Comme pour le projet d’écotaxe en France, c’est une société semi-privée (dont le français Cofiroute détient 10%), Toll-Collect, qui est chargée de maintenir les installations de mesure et de collecter les péages. Les transporteurs s’acquittent d’un abonnement payé à l’avance ou au passage. Le contrôle des camions est effectué au moyen d’un dispositif d’identification installé dans les véhicules, appelé On-Board Unit (OBU) et que les quelque 300 portiques disséminés sur tout le territoire détectent automatiquement. Toll-Collect est rémunéré 600 millions d’euros chaque année pour la maintenance du système et la perception de la taxe.

(document Toll Collect)

Contrairement aux craintes exprimées par les transporteurs, l’instauration de la LKW-Maut, dont les taux ont été relevés plusieurs fois, n’a pas eu d’effet sensible sur le volume du transport routier. Et sa part modale est restée aux alentours de 65% (contre plus de 80% en France). En revanche, une partie du trafic s’est reporté sur le réseau secondaire et sur les régions périphériques, comme en Alsace où l’A35 accueille 2 000 camions supplémentaires par jour depuis 2005.

Des camions plus petits

Point positif : la modulation du prix en fonction de la taille du véhicule a modifié le parc de poids lourds circulant en Allemagne. Le pourcentage de poids lourds de type Euro 5, les moins polluants, est passé de 1% en 2005 à 49% en 2009. À l’inverse, le pourcentage de poids lourds Euro 2, plus polluants, est passé de 30% à 4% durant la même période, selon le rapport publié en 2011 du député (UMP) Hervé Mariton sur la mise en œuvre de l’écotaxe.

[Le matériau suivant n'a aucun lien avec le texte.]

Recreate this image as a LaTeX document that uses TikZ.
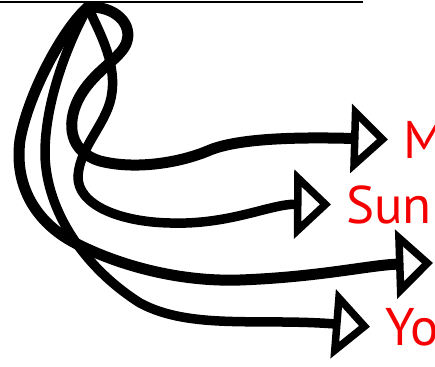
\documentclass[tikz,border=0pt]{standalone}
\usepackage{fontspec}
\setmainfont{PT Sans}
\usepackage{tikz}
\usetikzlibrary{arrows.meta,positioning}
\definecolor{labelred}{RGB}{245,0,0}

\begin{document}
\begin{tikzpicture}[x=1pt,y=-1pt,
flow/.style={line width=9.5pt,line cap=round,
-{Triangle[open,length=37pt,width=68pt,line width=7.5pt]}},
lbl/.style={text=labelred,font=\fontsize{53}{60}\selectfont,anchor=base west,
inner xsep=15pt,inner ysep=0pt}]
\useasboundingbox (0,0) rectangle (435,366);
\clip (0,0) rectangle (435,366);
\coordinate (top) at (88,7);
\coordinate (l) at (0,2);
\coordinate (r) at (363,2);
\coordinate (tip) at (433,263);
\node[lbl] (m) at (388,158) {M};
\node[lbl] (sun) at (331,223) {Sun};
\node[lbl] (yo) at (370,345) {Yo};
\draw[line width=2.5pt] (l)--(r);
\draw[flow,line width=11pt] (top) .. controls (115,6) and (134,24) .. (126,44)
.. controls (119,60) and (92,72) .. (78,100)
.. controls (66,125) and (70,152) .. (100,161)
.. controls (135,170) and (180,163) .. (210,150)
.. controls (240,138) and (300,137) .. (m.west);
\draw[flow] (top) .. controls (98,30) and (116,60) .. (112,92)
.. controls (109,122) and (80,145) .. (78,176)
.. controls (77,205) and (120,222) .. (170,223)
.. controls (230,225) and (270,204) .. (sun.west);
\draw[flow,line width=11pt] (top) .. controls (62,30) and (28,95) .. (20,140)
.. controls (14,185) and (35,222) .. (75,243)
.. controls (120,266) and (180,282) .. (240,280)
.. controls (320,277) and (370,265) .. (tip);
\draw[flow] (top) .. controls (72,35) and (46,95) .. (45,150)
.. controls (44,205) and (80,265) .. (140,303)
.. controls (190,330) and (260,318) .. (yo.west);
\end{tikzpicture}
\end{document}
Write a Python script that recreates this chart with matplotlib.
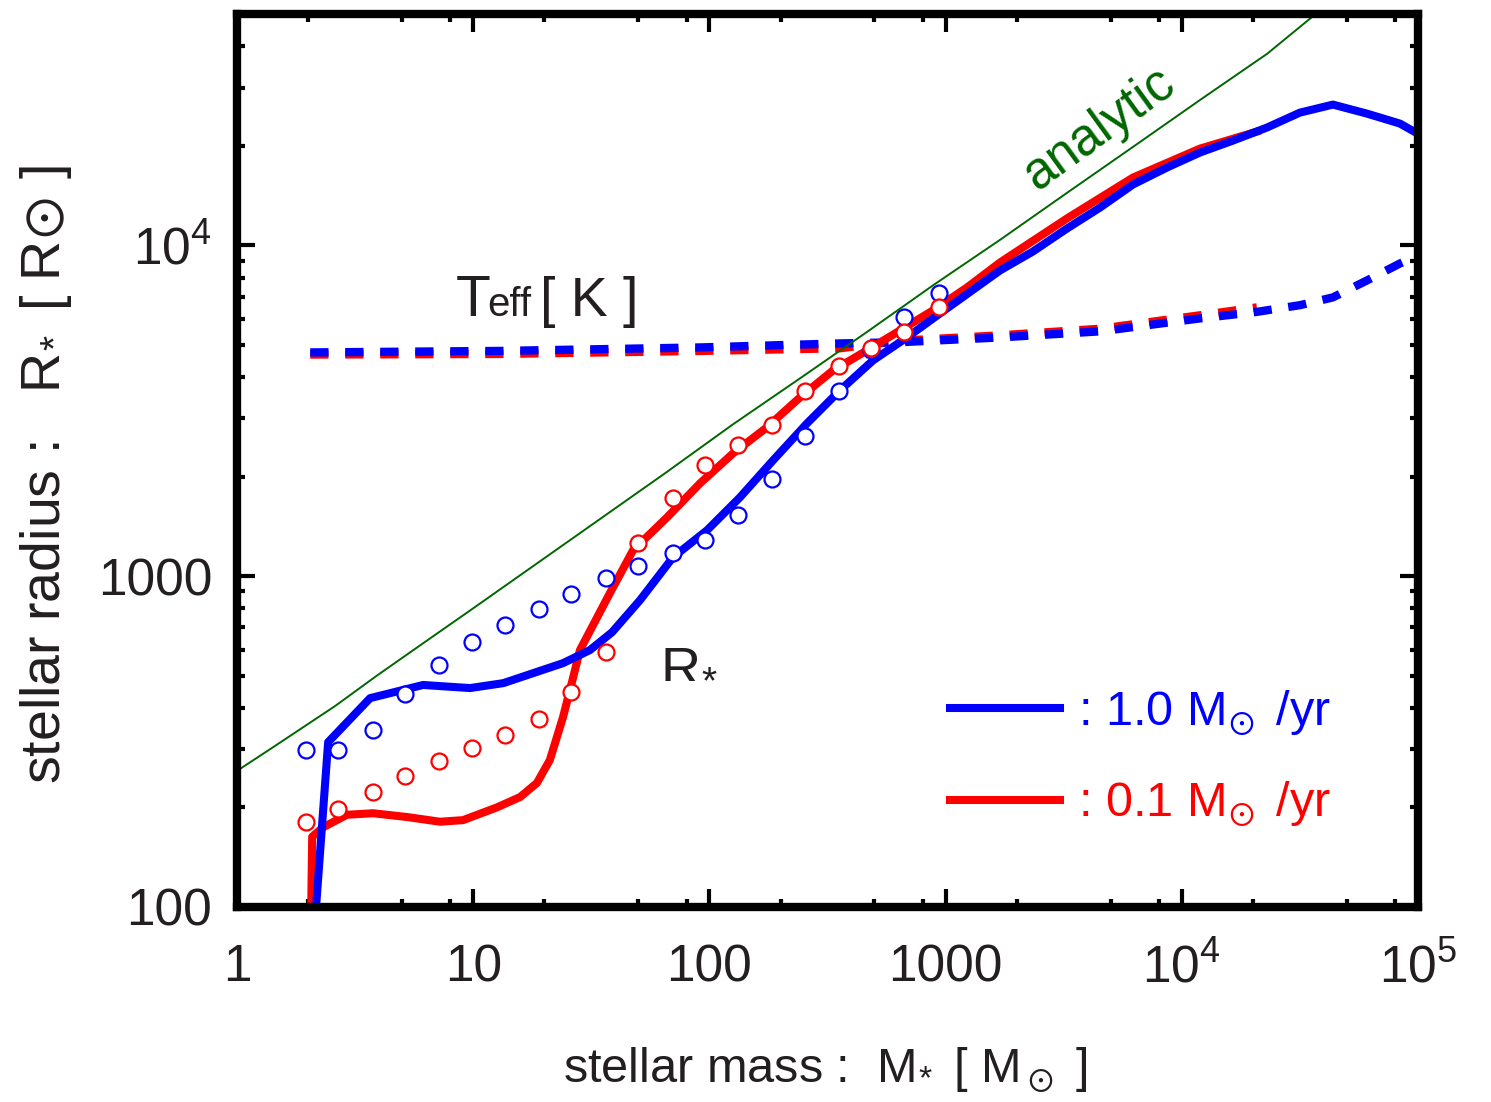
import numpy as np
import matplotlib
matplotlib.use("Agg")
import matplotlib.pyplot as plt
from matplotlib.ticker import FixedLocator, FuncFormatter, NullFormatter

plt.rcParams['font.family'] = ['Liberation Sans', 'DejaVu Sans']
plt.rcParams['mathtext.default'] = 'regular'

# stellar radius, accretion rate 1.0 Msun/yr (solid blue)
m_blue = [2.05, 2.43, 3.66, 6.13, 9.69, 13.4, 24.0, 31.2, 38.7, 50.8, 70.1, 97.7,
          134.8, 186, 259, 357, 493, 686, 947, 1700, 2344, 3264, 4506, 6216,
          8650, 11940, 16480, 22940, 31640, 43650, 60800, 83900, 98000]
r_blue = [60, 315, 428, 469, 459, 475, 546, 598, 677, 846, 1141, 1377,
          1733, 2241, 2899, 3647, 4494, 5272, 6231, 8405, 9592, 11250, 13020, 15290,
          17200, 19100, 20760, 22730, 25220, 26670, 25050, 23370, 21950]

# stellar radius, accretion rate 0.1 Msun/yr (solid red)
m_red = [2.04, 2.08, 2.31, 2.92, 3.77, 5.25, 7.23, 9.05, 12.6, 15.8, 18.6, 21.1,
         24.0, 26.5, 28.3, 37.9, 47.5, 66.2, 91.3, 126, 175, 242, 334, 465, 641,
         884, 1232, 1700, 3264, 6216, 11940, 20800]
r_red = [60, 163, 174, 190, 192, 187, 181, 183, 200, 215, 237, 278,
         375, 495, 598, 889, 1198, 1507, 1910, 2353, 2818, 3474, 4193, 4818, 5536,
         6363, 7465, 8884, 12070, 16050, 19630, 22100]

# effective temperature [K] (dashed)
m_teff_blue = [2.04, 13.0, 91.3, 357, 641, 1700, 4506, 11940, 20800, 31640,
               43600, 60800, 83900, 100000]
t_blue = [4750, 4800, 4918, 5057, 5100, 5272, 5500, 6019, 6300, 6600,
          6966, 7838, 8823, 9328]
m_teff_red = [2.04, 13.0, 91.3, 357, 641, 1700, 4506, 11940, 20800]
t_red = [4680, 4700, 4800, 4890, 5150, 5350, 5600, 6150, 6498]

# one-zone model points (open circles)
m_pts = [1.96, 2.68, 3.77, 5.14, 7.16, 9.89, 13.6, 19.0, 25.9, 36.5,
         49.9, 70.2, 95.7, 132, 184, 254, 354, 483, 667, 938]
r_pts_blue = [298, 298, 342, 440, 538, 632, 711, 795, 882, 986,
              1072, 1174, 1285, 1529, 1964, 2648, 3622, 4818, 6062, 7161]
r_pts_red = [181, 198, 223, 249, 276, 302, 331, 370, 446, 589,
             1258, 1720, 2164, 2488, 2859, 3622, 4310, 4886, 5461, 6498]

# analytic estimate (thin green)
m_ana = [1.0, 1.4, 2.6, 3.9, 5.9, 10.0, 34.0, 65.0, 125, 240, 460, 890,
         1700, 3300, 6300, 12000, 23000, 35500]
r_ana = [258, 302, 405, 500, 615, 800, 1480, 2050, 2870, 3950, 5450, 7600,
         10400, 14500, 20000, 27600, 38000, 49000]

blue = (0, 0, 1)
red = (1, 0, 0)
green = (0, 0.4, 0)
ink = '#231f20'

fig = plt.figure(figsize=(14.91, 11.02), dpi=100)
ax = fig.add_axes([0.159, 0.177, 0.792, 0.810])

dash = (2.2, 2.0)
ax.plot(m_teff_red, t_red, color=red, lw=6, dashes=dash)
ax.plot(m_teff_blue, t_blue, color=blue, lw=6, dashes=dash)

ax.plot(m_red, r_red, color=red, lw=5.8, label=r': 0.1 M$_{\!\odot}$ /yr')
ax.plot(m_blue, r_blue, color=blue, lw=5.8, label=r': 1.0 M$_{\!\odot}$ /yr')

ax.plot(m_pts, r_pts_blue, 'o', ms=11.5, mew=1.6, mec=blue, mfc='white', ls='none')
ax.plot(m_pts, r_pts_red, 'o', ms=11.5, mew=1.6, mec=red, mfc='white', ls='none')

ax.plot(m_ana, r_ana, color=green, lw=1.4)

ax.set_xscale('log')
ax.set_yscale('log')
ax.set_xlim(1, 1e5)
ax.set_ylim(100, 5e4)


def fmt(v, pos):
    e = int(round(np.log10(v)))
    if e >= 4:
        return r'$10^{%d}$' % e
    return '%d' % round(v)


ax.xaxis.set_major_locator(FixedLocator([1, 10, 100, 1e3, 1e4, 1e5]))
ax.yaxis.set_major_locator(FixedLocator([100, 1e3, 1e4]))
ax.xaxis.set_major_formatter(FuncFormatter(fmt))
ax.yaxis.set_major_formatter(FuncFormatter(fmt))
xminor = [k * 10.0 ** d for d in range(0, 5) for k in (2, 5, 8)]
yminor = [k * 10.0 ** d for d in range(2, 5) for k in range(2, 10)]
ax.xaxis.set_minor_locator(FixedLocator(xminor))
ax.yaxis.set_minor_locator(FixedLocator(yminor))
ax.xaxis.set_minor_formatter(NullFormatter())
ax.yaxis.set_minor_formatter(NullFormatter())

ax.tick_params(which='both', direction='in', top=True, right=True, width=3,
               colors='black', labelcolor=ink)
ax.tick_params(which='major', length=13, labelsize=37)
ax.tick_params(which='minor', length=6)
ax.tick_params(axis='x', which='major', pad=26)
ax.tick_params(axis='y', which='major', pad=18)
for s in ax.spines.values():
    s.set_linewidth(6)

ax.set_xlabel(r'stellar mass :  M$_{\!*}$ [ M$_\odot$ ]', fontsize=35, color=ink, va='top')
ax.xaxis.set_label_coords(0.498, -0.155)
ax.set_ylabel(r'stellar radius :   R$_{\!*}$ [ R$\!\odot\!$ ]', fontsize=40, color=ink)
ax.yaxis.set_label_coords(-0.138, 0.484)

ax.text(8.4, 6140, 'T', fontsize=41, color=ink, va='baseline')
ax.annotate('eff', xy=(8.4, 6140), xytext=(23, 0), textcoords='offset points',
            fontsize=29, color=ink, va='baseline')
ax.annotate('[ K ]', xy=(8.4, 6140), xytext=(61, 0), textcoords='offset points',
            fontsize=40, color=ink, va='baseline')
ax.text(61.8, 492, r'R$_{\!*}$', fontsize=40, color=ink, va='baseline')
ax.text(4500, 22540, 'analytic', fontsize=37, color=green, rotation=36,
        rotation_mode='anchor', ha='center', va='center')

handles, labels = ax.get_legend_handles_labels()
leg = ax.legend(handles[::-1], labels[::-1], loc='center left', frameon=False,
                fontsize=35, handlelength=2.25, handletextpad=0.38, labelspacing=0.85,
                borderpad=0, borderaxespad=0, labelcolor='linecolor',
                bbox_to_anchor=(0.604, 0.166))

fig.savefig('out.png', dpi=100)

A la suite de ce succès fiscal, la coalition au gouvernement allemand envisage désormais d’abaisser le seuil de la LKW-Maut aux poids lourds de plus de 3,5 tonnes et d’en étendre le périmètre d’application. Et toujours dans l’objectif de faire payer les étrangers, il est question d’instaurer une vignette pour les voitures circulant sur les autoroutes, comme en Suisse.

Du coup, les élus alsaciens craignent un nouveau report sur l’autoroute A35 et vivent mal le recul du gouvernement français sur l’écotaxe, et ce d’autant que l’Alsace a bien failli être une région pilote. Pour Philippe Richert, président (UMP) du conseil régional d’Alsace :

« L’écotaxe rétablit un équilibre entre les transporteurs et les contribuables. Les collectivités n’ont pas les moyens de compenser la dégradation des infrastructures causée par les poids lourds. C’est donc tout à fait normalement aux transporteurs de payer. Quand on voit l’ampleur des travaux outre-Rhin, et quand on pense qu’il va nous falloir quatre ans pour boucler le financement de la rocade de Sélestat, on a l’impression d’être des apprentis-nains en France. »

Quant à la Suisse, qui a mis en place une taxe au kilomètre similaire en 2001 (appelée RPLP), elle a pu financer avec l’apport de ces redevances deux nouveaux tunnels ferroviaires, ceux du Gothard et du Lötchberg. La France s’attendait à recevoir un milliard de recettes annuelles avec l’écotaxe.